Reinforcement learning (RL) has recently been applied to solve challenging problems, from game playing to robotics. Most of the successes of RL have been in single agent domains, where modelling or predicting the behaviour of other actors in the environment is largely unnecessary.
However, this project involve iteraction between two agents, hence it is a multi-agents problem where two agents control rackets to bounce a ball over a net. If an agent hits the ball over the net, it receives a reward of +0.1. If an agent lets a ball hit the ground or hits the ball out of bounds, it receives a reward of -0.01. Thus, the goal of each agent is to keep the ball in play. The environment is considered solved, when the average (over 100 episodes) of those scores is at least +0.5.

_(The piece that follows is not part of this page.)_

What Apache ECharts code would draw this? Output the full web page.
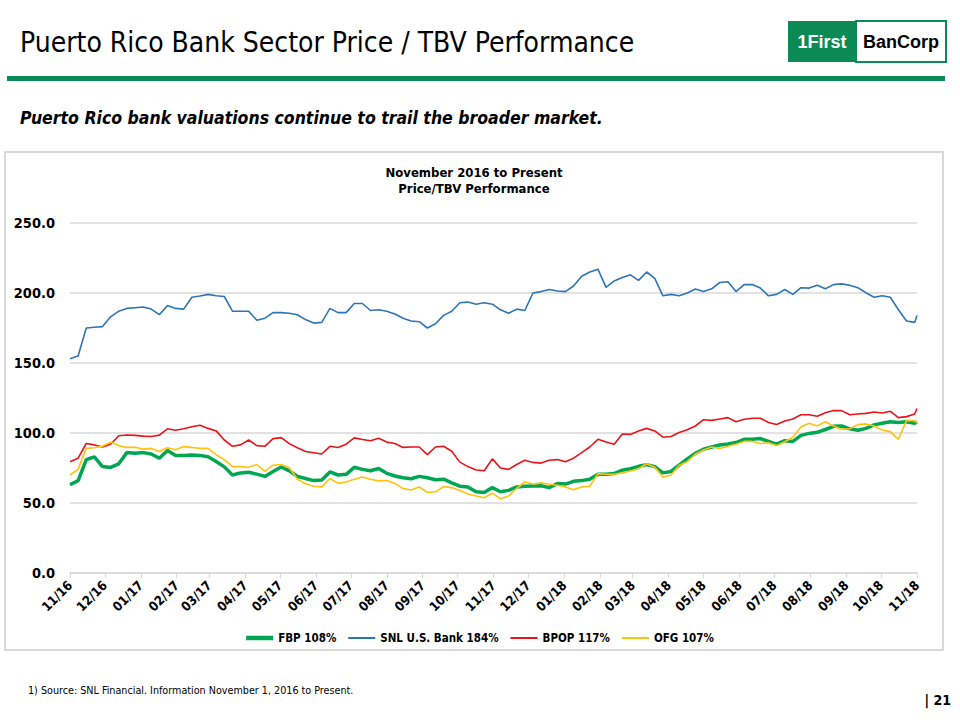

In this work, we implemented the multi-agent deep deterministic policy gradients (MADDPG) algorithm presented in the paper: Multi-Agent Actor-Critic for Mixed Cooperative-Competitive Environments, which is an extension and advance version of deep deterministic policy gradients (DDPG). MADDPG is favorable for multi-agent environments.
Our Actor-Critic network has two aptly named components: an actor and a critic. The former takes in the current environment state and determines the best action to take from there. The critic plays the "evaluation" role by taking in the environment state and an action and returning a score that represents how apt the action is for the state.
Through trials and errors, we finally chosed the following hyperparameters with their corresponding values:
- Actor learning rate: 0.0001
- Critic learning rate: 0.001
- weight_decay: 0.01
- TAU(soft update of target parameters): 0.001
The plot above shows the reward per episodes. We see that the model didn't peform well. It was unable to solve the problem.